Monday, July 18, 2011

Ball Sacks Would Exist

Have you ever seen a dog drunk? They merely just fall asleep. 


Boys on the other hand become complete idiotic ugly wrecks. Gone are the days of a social glass of wine or a nice cold pint to finish off the work day. In today's world one is just the beginning. You haven't had a good time unless you have finished off the entire bottle, the sun is coming up, or the keg is shot. It's pathetic. What ever happened to just getting a good buzz, having a good time, hitting the sack around 1-2am, and then waking up NOT hung over? What seriously happened to those days? Who decided that looking and acting like a complete moron was even cool? Honestly, it is pathetic and UNATTRACTIVE.

Furthermore, when did alcohol become used as a replacement for a ball sack? Honest to God a girl (these days) can go stand by the beach, sit on a bench, sit at a coffee shop, sit at a restaurant, sit in the middle of times square and the only people who are going to approach her are the homeless beggars, drunk idiots who haven't gone to bed yet, gangsta's, and weirdos. Pathetic.

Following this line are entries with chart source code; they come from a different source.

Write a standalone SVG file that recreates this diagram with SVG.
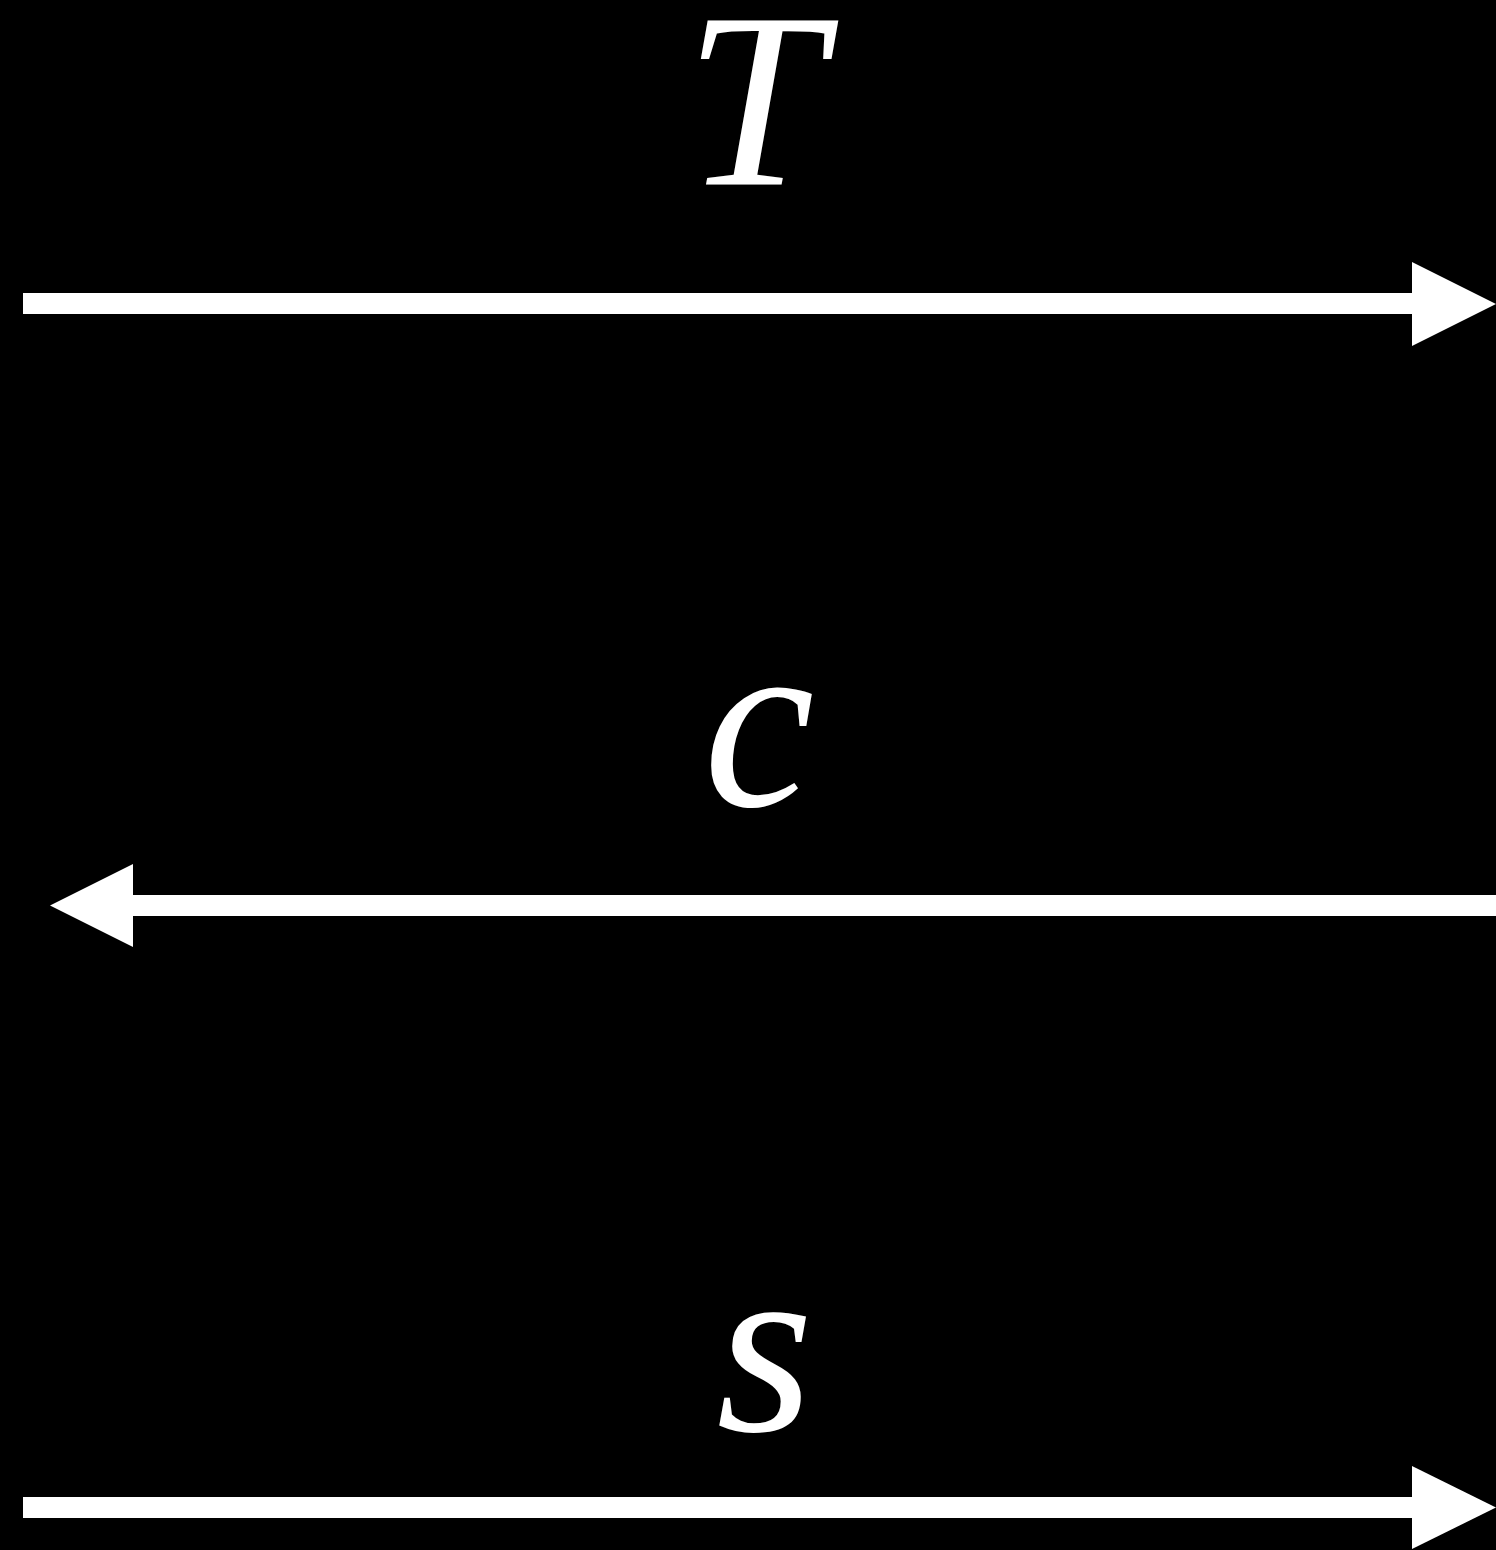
<svg xmlns="http://www.w3.org/2000/svg" width="1496" height="1550" viewBox="0 0 1496 1550">
<rect x="0" y="0" width="1496" height="1550" fill="#000"/>
<g font-family="Liberation Serif, 'Times New Roman', serif" font-style="italic" font-size="250" fill="#fff" text-anchor="middle">
<g id="label-T"><text x="754" y="184">T</text></g>
<g id="label-c"><text x="759" y="806">c</text></g>
<g id="label-s"><text x="765" y="1431">s</text></g>
</g>
<g id="connectors" fill="#fff">
<g id="arrow-T">
<rect x="23" y="293" width="1390" height="21"/>
<polygon points="1412,262 1496,304 1412,346"/>
</g>
<g id="arrow-c">
<rect x="132" y="895" width="1364" height="21"/>
<polygon points="133,864 50,905.5 133,947"/>
</g>
<g id="arrow-s">
<rect x="23" y="1497" width="1390" height="21"/>
<polygon points="1412,1466 1496,1507.5 1412,1549"/>
</g>
</g>
</svg>
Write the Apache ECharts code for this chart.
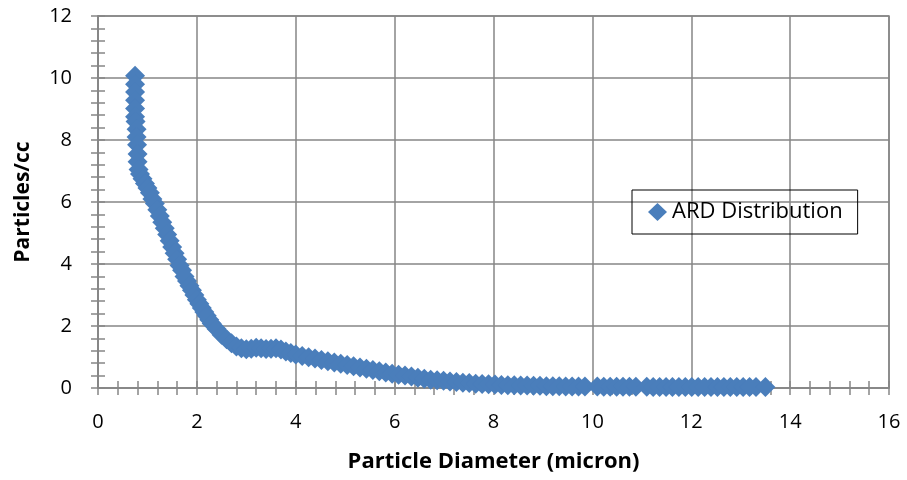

A guy cant even approach a girl and strike up a common conversation of 'How are you?" without needing a few shots or just being blacked out drunk. So much for the women's movement being just for women.. the men have started to jump on board. Maybe that is why guys are so homophobic..the fact that a gay guy actually has balls enough to hit on someone, (cough) another man,  freaks them out.. at least they are hitting on someone.

My advice to guys.. grow a ball sack and act like a man. Stop using alcohol as your means to a good time and learn how to have fun using your brain and self control (that is if you have any brain cells left from drinking). There is nothing more attractive then a confident man who knows how to say no to 'one more drink', can speak English at midnight, and who enjoys being useful the next morning.